* _Data excerpt_:
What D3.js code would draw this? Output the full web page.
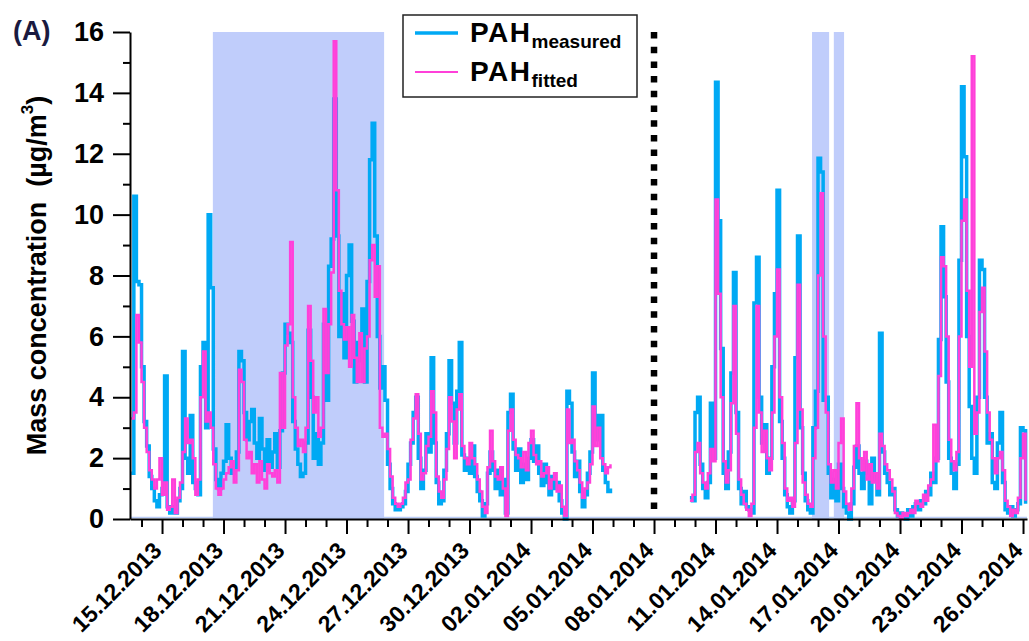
<!DOCTYPE html>
<html lang="en">
    <head>
        <meta charset="utf-8">
        <title>PAH measured vs fitted</title>
        <script src="https://d3js.org/d3.v7.min.js"></script>
        <style type="text/css">
            body { margin: 0; background: #fff; }
            text { font-family: "Liberation Sans", Arial, Helvetica, sans-serif; font-weight: bold; }
        </style>
    </head>
    <body>
        <script type="text/javascript">

            //1. sizes
            const svgW = 1029;
            const svgH = 641;
            const plotLeft = 130, plotRight = 1027, plotTop = 32, plotBottom = 519;

            //2. data (3-hourly values)
            const xTickLabels = ["15.12.2013", "18.12.2013", "21.12.2013", "24.12.2013", "27.12.2013",
                "30.12.2013", "02.01.2014", "05.01.2014", "08.01.2014", "11.01.2014", "14.01.2014",
                "17.01.2014", "20.01.2014", "23.01.2014", "26.01.2014"];
            const yTicks = [0, 2, 4, 6, 8, 10, 12, 14, 16];
            const yMinor = [1, 3, 5, 7, 9, 11, 13, 15];

            const seriesNames = ["PAH", "PAH"];
            const seriesSubs = ["measured", "fitted"];

            // segment starts (first value), step = 3 h
            const segStarts = ["13.12.2013 12:00", "09.01.2014 18:00"];

            const measuredDec = [
                1.5, 10.6, 7.8, 7.7,
                5.0, 3.2, 2.4, 1.4, 1.0, 0.6, 0.4, 0.8,
                1.0, 4.7, 0.4, 0.2, 0.4, 0.2, 0.6, 1.0,
                5.5, 2.0, 1.5, 3.4, 1.2, 1.0, 0.8, 5.0,
                5.8, 3.0, 10.0, 7.6, 2.3, 1.3, 1.0, 1.5,
                1.9, 3.1, 2.0, 1.5, 1.7, 2.2, 5.5, 5.2,
                3.5, 2.6, 3.2, 3.6, 2.5, 2.0, 3.3, 2.3,
                1.6, 2.6, 1.7, 2.2, 2.8, 1.7, 2.9, 4.8,
                6.4, 6.1, 5.8, 3.2, 2.3, 1.8, 1.4, 1.5,
                2.5, 6.2, 4.0, 2.0, 2.8, 1.8, 2.5, 6.4,
                3.9, 8.3, 9.2, 13.8, 9.3, 6.0, 7.4, 5.3,
                8.0, 9.0, 6.5, 4.5, 5.8, 5.2, 6.9, 4.5,
                7.8, 11.8, 13.0, 9.3, 6.0, 4.3, 5.0, 3.9,
                1.8, 1.0, 0.5, 0.3, 0.3, 0.4, 0.5, 0.9,
                1.8, 2.5, 3.5, 4.0, 2.0, 1.0, 1.6, 2.8,
                2.2, 5.3, 2.5, 1.2, 0.5, 0.6, 1.6, 2.8,
                5.2, 3.8, 2.5, 4.2, 5.8, 2.1, 1.6, 2.0,
                1.5, 2.4, 1.4, 0.9, 0.6, 0.1, 0.5, 1.5,
                2.2, 1.6, 1.0, 1.6, 0.8, 1.3, 0.2, 3.5,
                4.1, 2.3, 1.6, 2.3, 1.2, 1.8, 1.3, 2.0,
                2.6, 1.9, 2.4, 1.5, 1.1, 1.8, 1.2, 0.8,
                1.4, 1.0, 1.2, 0.6, 0.2, 0.0, 4.2, 3.8,
                2.2, 1.4, 1.9, 0.9, 0.4, 0.8, 1.5, 2.2,
                4.8, 3.4, 2.6, 3.4, 1.6, 1.2, 0.9, 1.0
            ];
            const fittedDec = [
                3.3, 3.5, 6.7, 5.8,
                4.5, 3.0, 2.2, 1.6, 1.3, 1.0, 1.3, 2.0,
                0.8, 1.2, 0.3, 0.4, 1.3, 0.2, 0.7, 1.2,
                2.2, 3.3, 2.5, 2.6, 2.0, 0.8, 1.3, 4.0,
                5.5, 3.2, 3.5, 3.0, 1.8, 1.0, 0.8, 1.0,
                1.3, 1.5, 1.7, 1.9, 1.2, 1.6, 4.9, 4.5,
                2.6, 2.0, 2.2, 1.5, 1.8, 1.2, 1.9, 1.3,
                1.0, 1.8, 1.5, 1.4, 1.6, 1.2, 4.8, 3.0,
                5.7, 6.4, 9.1, 4.0, 3.0, 2.4, 2.6, 2.2,
                3.0, 7.0, 5.2, 3.5, 4.0, 2.7, 3.0, 6.9,
                4.8, 6.4, 8.1, 15.7, 10.8, 7.5, 6.4, 5.9,
                6.3, 5.0, 6.7, 5.3, 4.5, 6.1, 4.5, 5.6,
                6.0, 8.5, 9.0, 7.3, 8.3, 3.0, 2.7, 2.8,
                2.3, 1.4, 0.7, 0.5, 0.4, 0.5, 0.7, 1.2,
                1.3, 2.6, 3.3, 4.1, 2.8, 1.3, 1.5, 2.4,
                2.7, 4.2, 3.5, 1.4, 0.9, 0.7, 1.3, 2.3,
                4.0, 3.2, 2.0, 3.6, 4.1, 2.4, 2.0, 1.8,
                2.5, 2.0, 1.8, 1.3, 0.9, 0.4, 0.2, 1.7,
                2.9, 1.9, 1.4, 1.3, 1.7, 1.0, 0.1, 2.9,
                3.6, 2.6, 2.1, 2.0, 1.7, 2.2, 1.6, 2.5,
                2.9, 2.1, 1.8, 1.9, 1.4, 1.5, 1.7, 1.0,
                1.3, 1.5, 0.9, 1.1, 0.4, 0.1, 3.6, 2.5,
                2.6, 1.9, 1.6, 1.2, 0.7, 1.0, 1.2, 1.8,
                3.7, 2.4, 3.0, 2.0, 1.8, 1.5, 1.7, 1.8
            ];
            const measuredJan = [
                0.7, 0.6,
                3.5, 4.0, 1.8, 1.0, 0.7, 1.2, 3.8, 2.0,
                14.35, 9.8, 5.6, 1.5, 1.0, 2.2, 4.8, 8.1,
                3.5, 1.0, 0.5, 0.9, 0.4, 0.3, 0.2, 7.1,
                8.6, 4.0, 2.5, 3.1, 1.5, 2.0, 5.0, 7.4,
                10.8, 3.2, 2.0, 0.8, 0.4, 0.2, 0.6, 5.3,
                9.3, 3.0, 1.5, 0.6, 0.3, 0.2, 3.0, 4.2,
                11.85, 11.4, 3.9, 4.0, 1.5, 0.7, 1.3, 0.6,
                1.8, 1.0, 0.4, 0.2, 0.0, 0.5, 1.7, 2.4,
                1.5, 1.0, 1.9, 1.5, 0.5, 2.0, 1.3, 0.8,
                6.1, 2.2, 1.5, 1.2, 0.8, 1.0, 0.3, 0.1,
                0.2, 0.1, 0.0, 0.3, 0.1, 0.4, 0.5, 0.3,
                0.6, 0.5, 0.9, 0.8, 1.5, 1.2, 2.0, 5.9,
                9.6, 7.3, 4.5, 2.0, 1.5, 1.0, 1.8, 8.5,
                14.2, 11.9, 6.0, 3.7, 2.0, 1.5, 4.0, 8.5,
                8.2, 4.0, 2.5, 2.8, 1.2, 1.0, 2.5, 3.5,
                1.2, 0.3, 0.2, 0.4, 0.1, 0.3, 0.5, 3.0,
                2.9, 0.5
            ];
            const fittedJan = [
                0.6, 0.8,
                2.2, 2.5, 1.5, 1.2, 1.0, 1.5, 2.3, 1.9,
                10.5, 7.4, 4.0, 1.9, 1.2, 1.6, 3.8, 7.0,
                2.8, 1.3, 0.8, 0.5, 0.3, 0.1, 0.5, 3.0,
                7.0, 3.5, 2.2, 2.9, 2.0, 1.6, 3.5, 6.0,
                8.2, 4.0, 2.5, 1.0, 0.6, 0.7, 0.4, 2.5,
                7.7, 3.6, 1.2, 0.8, 0.5, 0.4, 2.0, 3.0,
                8.0, 10.7, 6.0, 3.5, 1.8, 1.2, 1.6, 1.0,
                2.5, 3.3, 0.9, 0.5, 0.3, 1.0, 2.4, 3.8,
                2.0, 1.6, 2.2, 1.3, 1.8, 1.2, 1.5, 1.0,
                2.8, 2.4, 1.8, 1.6, 1.3, 0.9, 0.2, 0.1,
                0.0, 0.2, 0.1, 0.2, 0.3, 0.2, 0.6, 0.5,
                0.4, 0.8, 0.6, 1.1, 1.3, 3.1, 1.9, 4.7,
                8.6, 8.3, 6.0, 2.6, 1.9, 1.6, 2.2, 6.0,
                9.8, 10.5, 7.5, 5.0, 15.2, 2.8, 3.5, 6.8,
                7.6, 5.5, 3.5, 2.6, 2.0, 1.5, 2.0, 2.2,
                1.6, 0.6, 0.4, 0.1, 0.3, 0.2, 0.7, 2.0,
                2.8, 0.6
            ];

            // shaded periods and the dotted separator
            const shadeStarts = ["17.12.2013 11:30", "15.01.2014 17:00", "16.01.2014 18:30"];
            const shadeEnds = ["25.12.2013 20:00", "16.01.2014 13:00", "17.01.2014 06:30"];
            const separatorDate = "08.01.2014";

            const colMeasured = "#00a9f4";
            const colFitted = "#ff40d9";
            const colShade = "#c0cdfb";

            //3. scales
            const parseDay = d3.timeParse("%d.%m.%Y");
            const parseDT = d3.timeParse("%d.%m.%Y %H:%M");

            const xScale = d3.scaleTime()
                            .domain([parseDT("13.12.2013 10:30"), parseDT("26.01.2014 04:40")])
                            .range([plotLeft, plotRight]);

            const yScale = d3.scaleLinear()
                            .domain([0, 16])
                            .range([plotBottom, plotTop]);

            function toPoints(values, start) {
                const t0 = parseDT(start);
                return values.map((v, i) => ({ t: d3.timeHour.offset(t0, 3 * i), v: v }));
            }

            //4. svg
            const svg = d3.select("body")
                        .append("svg")
                        .attr("width", svgW)
                        .attr("height", svgH);

            // shaded periods
            svg.selectAll("rect.shade")
                .data(shadeStarts)
                .enter()
                .append("rect")
                .attr("class", "shade")
                .attr("x", d => xScale(parseDT(d)))
                .attr("width", (d, i) => xScale(parseDT(shadeEnds[i])) - xScale(parseDT(d)))
                .attr("y", yScale(16))
                .attr("height", yScale(0) - yScale(16))
                .attr("fill", colShade);

            // faint zero line
            svg.append("line")
                .attr("x1", plotLeft).attr("x2", plotRight)
                .attr("y1", yScale(0) - 1.5).attr("y2", yScale(0) - 1.5)
                .attr("stroke", "#b9cbf7")
                .attr("stroke-width", 1.5);

            // lines
            const line = d3.line()
                            .x(d => xScale(d.t))
                            .y(d => yScale(d.v))
                            .curve(d3.curveStepAfter);

            [[measuredDec, 0], [measuredJan, 1]].forEach(s => {
                svg.append("path")
                    .datum(toPoints(s[0], segStarts[s[1]]))
                    .attr("d", line)
                    .attr("fill", "none")
                    .attr("stroke", colMeasured)
                    .attr("stroke-width", 3.5);
            });
            [[fittedDec, 0], [fittedJan, 1]].forEach(s => {
                svg.append("path")
                    .datum(toPoints(s[0], segStarts[s[1]]))
                    .attr("d", line)
                    .attr("fill", "none")
                    .attr("stroke", colFitted)
                    .attr("stroke-width", 2.5);
            });

            // dotted separator
            svg.append("line")
                .attr("x1", xScale(parseDay(separatorDate)))
                .attr("x2", xScale(parseDay(separatorDate)))
                .attr("y1", yScale(16))
                .attr("y2", yScale(0.15))
                .attr("stroke", "#000")
                .attr("stroke-width", 6.5)
                .attr("stroke-dasharray", "6.5,8.2");

            //5. axes
            const majorDates = xTickLabels.map(parseDay);
            const minorDates = d3.timeDay.range(xScale.domain()[0], xScale.domain()[1])
                                .filter(d => !majorDates.some(m => +m === +d));

            const xMinorAxis = d3.axisBottom(xScale)
                                .tickValues(minorDates)
                                .tickSize(8)
                                .tickSizeOuter(0)
                                .tickFormat("");
            const xMajorAxis = d3.axisBottom(xScale)
                                .tickValues(majorDates)
                                .tickSize(15)
                                .tickSizeOuter(0)
                                .tickFormat("");

            const gxMinor = svg.append("g")
                .attr("transform", "translate(0," + plotBottom + ")")
                .call(xMinorAxis);
            const gx = svg.append("g")
                .attr("transform", "translate(0," + plotBottom + ")")
                .call(xMajorAxis);
            gxMinor.select(".domain").remove();
            gx.select(".domain").attr("stroke-width", 2);
            svg.selectAll(".tick line").attr("stroke-width", 2);

            // rotated date labels (kept inside the 641 px frame)
            svg.selectAll("text.xlabel")
                .data(xTickLabels)
                .enter()
                .append("text")
                .attr("class", "xlabel")
                .attr("transform", d => "translate(" + (xScale(parseDay(d)) + 1) + "," + (plotBottom + 33) + ") rotate(-45)")
                .attr("text-anchor", "end")
                .attr("font-size", "23px")
                .text(d => d);

            const yMinorAxis = d3.axisLeft(yScale)
                                .tickValues(yMinor)
                                .tickSize(7)
                                .tickSizeOuter(0)
                                .tickFormat("");
            const yMajorAxis = d3.axisLeft(yScale)
                                .tickValues(yTicks)
                                .tickSize(17)
                                .tickSizeOuter(0)
                                .tickPadding(9);

            const gyMinor = svg.append("g")
                .attr("transform", "translate(" + plotLeft + ",0)")
                .call(yMinorAxis);
            gyMinor.select(".domain").remove();
            const gy = svg.append("g")
                .attr("transform", "translate(" + plotLeft + ",0)")
                .call(yMajorAxis);
            gy.select(".domain").attr("stroke-width", 2);
            gy.selectAll(".tick line").attr("stroke-width", 2);
            gyMinor.selectAll(".tick line").attr("stroke-width", 2);
            gy.selectAll("text")
                .attr("font-size", "27px")
                .attr("font-family", "'Liberation Sans', Arial, sans-serif")
                .attr("font-weight", "bold")
                .attr("fill", "#000");

            // y title
            const yTitle = svg.append("text")
                .attr("transform", "translate(46," + ((plotTop + plotBottom) / 2) + ") rotate(-90)")
                .attr("text-anchor", "middle")
                .attr("font-size", "27px")
                .style("white-space", "pre");
            yTitle.append("tspan").text("Mass concentration  (\u00b5g/m");
            yTitle.append("tspan").attr("font-size", "17px").attr("dy", -13).text("3");
            yTitle.append("tspan").attr("dy", 13).text(")");

            // panel label
            svg.append("text")
                .attr("x", 13)
                .attr("y", 40)
                .attr("font-size", "27px")
                .attr("fill", "#1a1a40")
                .text("(A)");

            //6. legend
            const legend = svg.append("g");
            legend.append("rect")
                .attr("x", 403).attr("y", 15)
                .attr("width", 234).attr("height", 82)
                .attr("fill", "#fff")
                .attr("stroke", "#222")
                .attr("stroke-width", 1.5);

            const legendCols = [colMeasured, colFitted];
            const legendWidths = [3.5, 2];
            seriesNames.forEach((name, i) => {
                const ly = 33 + i * 39;
                legend.append("line")
                    .attr("x1", 415).attr("x2", 458)
                    .attr("y1", ly).attr("y2", ly)
                    .attr("stroke", legendCols[i])
                    .attr("stroke-width", legendWidths[i]);
                const t = legend.append("text")
                    .attr("x", 470)
                    .attr("y", ly + 9)
                    .attr("font-size", "28px")
                    .attr("letter-spacing", "1.5px");
                t.append("tspan").text(name);
                t.append("tspan").attr("font-size", "19px").attr("dy", 6).attr("letter-spacing", "0px").text(seriesSubs[i]);
            });

        </script>
    </body>
</html>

* _Exercise_: Make an exact copy of the lines from the top of the material through the line with "const plotLeft = 130, plotRight", pictures excluded.

* _Task answer_:
What D3.js code would draw this? Output the full web page.
<!DOCTYPE html>
<html lang="en">
    <head>
        <meta charset="utf-8">
        <title>PAH measured vs fitted</title>
        <script src="https://d3js.org/d3.v7.min.js"></script>
        <style type="text/css">
            body { margin: 0; background: #fff; }
            text { font-family: "Liberation Sans", Arial, Helvetica, sans-serif; font-weight: bold; }
        </style>
    </head>
    <body>
        <script type="text/javascript">

            //1. sizes
            const svgW = 1029;
            const svgH = 641;
            const plotLeft = 130, plotRight = 1027, plotTop = 32, plotBottom = 519;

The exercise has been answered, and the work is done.